New Zealand kiwifruit marketer Zespri has been dealt another blow in Asia after discovering its importers in Taiwan created fraudulent invoices to reduce their duty payments, reports The Bay of Plenty Times.
A request late last month from Taiwan Customs for Zespri to authenticate import documents led to the discovery of significant discrepancies, Zespri chief executive Lain Jager told the paper.
After investigating the issue, Jager flew to Taiwan last week to terminate the company's business relationship with its three importers in Taiwan, which is New Zealand's seventh largest market for kiwifruit.

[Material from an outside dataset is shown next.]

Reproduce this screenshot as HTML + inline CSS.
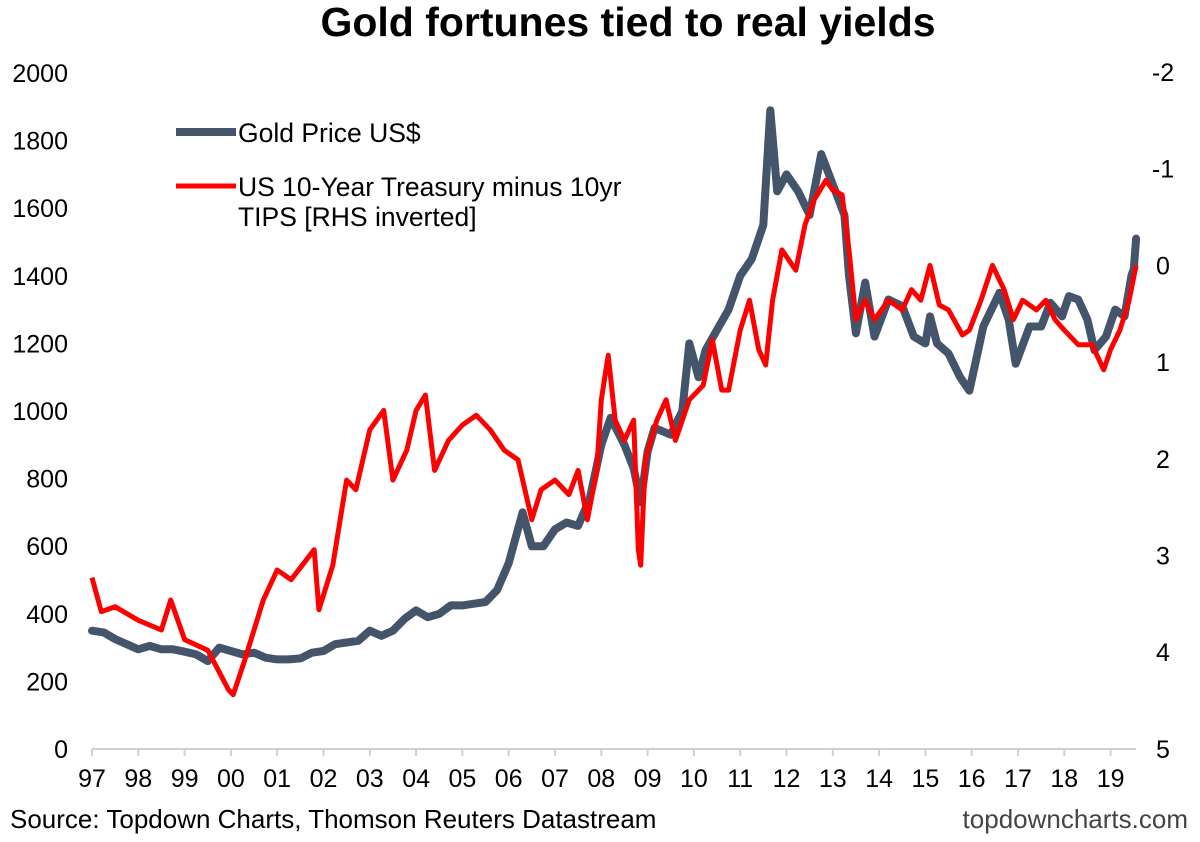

The latest incident comes as Zespri continues to respond to a New Zealand Serious Fraud Office inquiry into dual invoicing issues in China that resulted in the company paying a multimillion-dollar fine and penalties last year, and the jailing in China of its former local importer.
"We recognise that on the back of the China invoicing issue this is unfortunate,'' Jager told The Bay of Plenty Times. "But there is no connection between the two events. As soon as we became aware that there were discrepancies in Taiwan, we've taken strong and decisive action, because we don't condone or accept them.''
Zespri was not aware of it being subject to any investigation as a result of the importers' actions, he said.

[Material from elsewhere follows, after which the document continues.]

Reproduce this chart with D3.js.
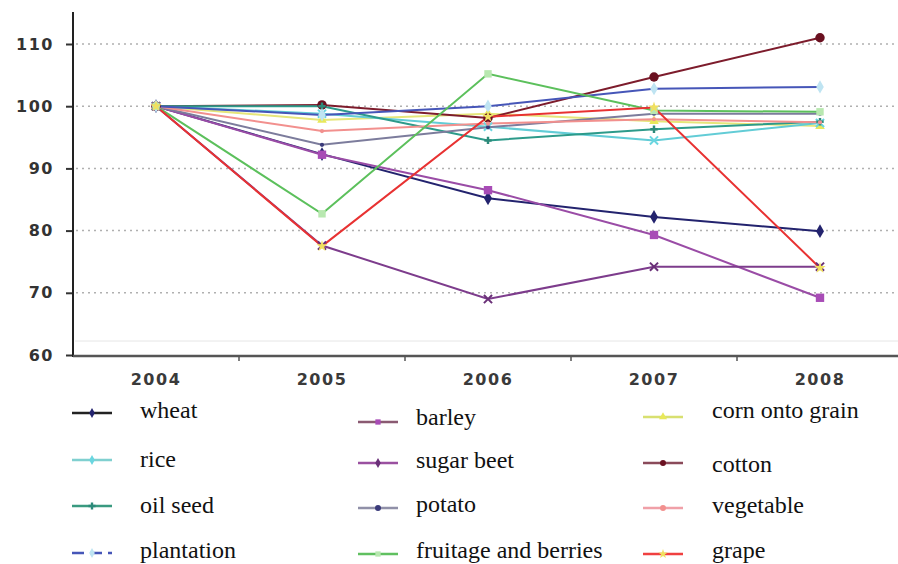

Jager noted that, while it was not technically Zespri's role to ensure its importers paid the appropriate duties, its experience in China and now in Taiwan meant it would begin taking pro-active measures to audit the duty payments of its importers in key developing Asian markets.
Zespri is working to set up replacement import and distribution arrangements, said Jager, and is considering the option of becoming the importer of record, as it is in Europe, Japan and Korea.